-- start Data --

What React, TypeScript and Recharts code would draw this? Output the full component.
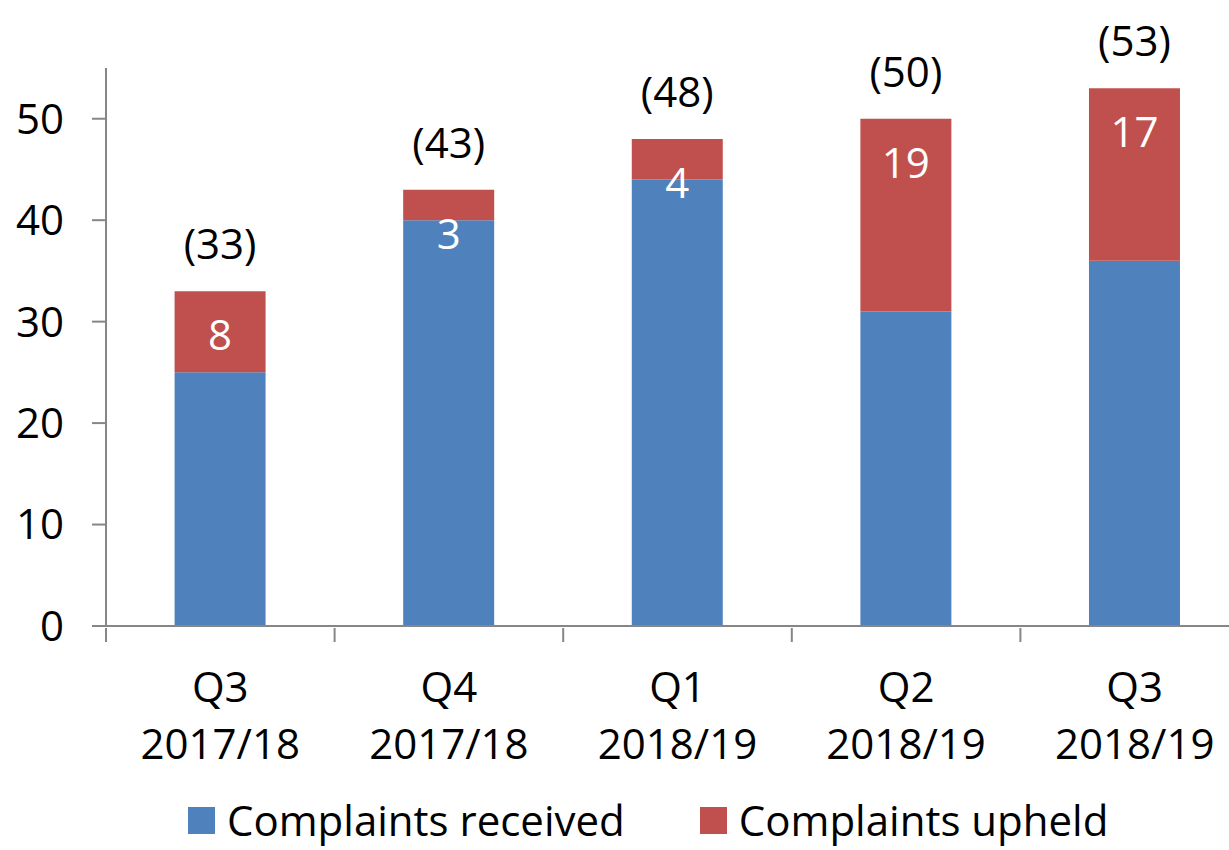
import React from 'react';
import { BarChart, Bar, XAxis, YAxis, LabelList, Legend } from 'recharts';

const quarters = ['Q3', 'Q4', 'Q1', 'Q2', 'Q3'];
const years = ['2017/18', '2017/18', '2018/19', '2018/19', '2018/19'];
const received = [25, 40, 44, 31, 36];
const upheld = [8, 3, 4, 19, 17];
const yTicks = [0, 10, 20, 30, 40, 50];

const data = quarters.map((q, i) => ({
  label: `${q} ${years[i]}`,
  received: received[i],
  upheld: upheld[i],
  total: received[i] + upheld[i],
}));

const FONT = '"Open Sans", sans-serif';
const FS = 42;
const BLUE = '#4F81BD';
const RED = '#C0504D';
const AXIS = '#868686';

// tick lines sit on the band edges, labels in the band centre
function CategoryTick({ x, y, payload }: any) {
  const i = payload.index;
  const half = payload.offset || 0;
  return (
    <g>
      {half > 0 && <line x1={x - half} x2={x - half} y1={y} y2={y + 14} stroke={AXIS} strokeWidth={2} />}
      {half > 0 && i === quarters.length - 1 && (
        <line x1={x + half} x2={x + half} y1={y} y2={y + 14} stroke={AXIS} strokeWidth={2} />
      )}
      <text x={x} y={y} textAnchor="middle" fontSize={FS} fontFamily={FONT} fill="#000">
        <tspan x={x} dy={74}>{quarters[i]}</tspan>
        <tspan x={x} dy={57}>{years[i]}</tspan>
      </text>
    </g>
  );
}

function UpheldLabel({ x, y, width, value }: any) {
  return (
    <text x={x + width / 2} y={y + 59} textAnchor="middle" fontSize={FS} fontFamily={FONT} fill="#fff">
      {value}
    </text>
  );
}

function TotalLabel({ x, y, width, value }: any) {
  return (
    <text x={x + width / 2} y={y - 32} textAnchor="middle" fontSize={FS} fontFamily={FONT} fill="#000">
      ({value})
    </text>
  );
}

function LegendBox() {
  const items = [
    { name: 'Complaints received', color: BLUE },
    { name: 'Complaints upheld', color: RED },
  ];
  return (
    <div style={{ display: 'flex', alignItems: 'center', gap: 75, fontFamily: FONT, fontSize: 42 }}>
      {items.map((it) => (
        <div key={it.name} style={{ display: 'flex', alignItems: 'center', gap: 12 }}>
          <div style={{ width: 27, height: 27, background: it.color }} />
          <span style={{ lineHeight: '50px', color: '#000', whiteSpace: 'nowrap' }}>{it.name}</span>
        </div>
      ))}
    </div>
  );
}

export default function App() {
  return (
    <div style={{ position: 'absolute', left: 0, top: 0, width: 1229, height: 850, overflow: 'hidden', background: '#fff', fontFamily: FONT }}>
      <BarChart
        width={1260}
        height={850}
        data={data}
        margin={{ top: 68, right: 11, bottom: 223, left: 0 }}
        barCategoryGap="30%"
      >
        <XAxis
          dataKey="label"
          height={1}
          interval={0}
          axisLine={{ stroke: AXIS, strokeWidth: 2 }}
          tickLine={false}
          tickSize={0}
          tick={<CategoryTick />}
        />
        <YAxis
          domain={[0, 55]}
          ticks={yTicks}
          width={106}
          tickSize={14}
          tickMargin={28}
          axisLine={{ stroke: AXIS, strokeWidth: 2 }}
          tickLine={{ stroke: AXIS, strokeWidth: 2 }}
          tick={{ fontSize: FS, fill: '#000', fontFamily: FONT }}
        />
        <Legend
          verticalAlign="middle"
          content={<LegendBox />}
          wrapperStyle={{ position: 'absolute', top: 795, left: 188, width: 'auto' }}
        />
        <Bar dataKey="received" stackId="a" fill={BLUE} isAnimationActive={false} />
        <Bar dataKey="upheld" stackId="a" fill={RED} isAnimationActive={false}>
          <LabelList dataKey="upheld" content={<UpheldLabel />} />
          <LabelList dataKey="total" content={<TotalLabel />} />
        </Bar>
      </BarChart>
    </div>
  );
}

-- end Data --

◆ Written problem: Check each line above for the word "React", and copy the lines where it appears.

◆ Written solution:
What React, TypeScript and Recharts code would draw this? Output the full component.
import React from 'react';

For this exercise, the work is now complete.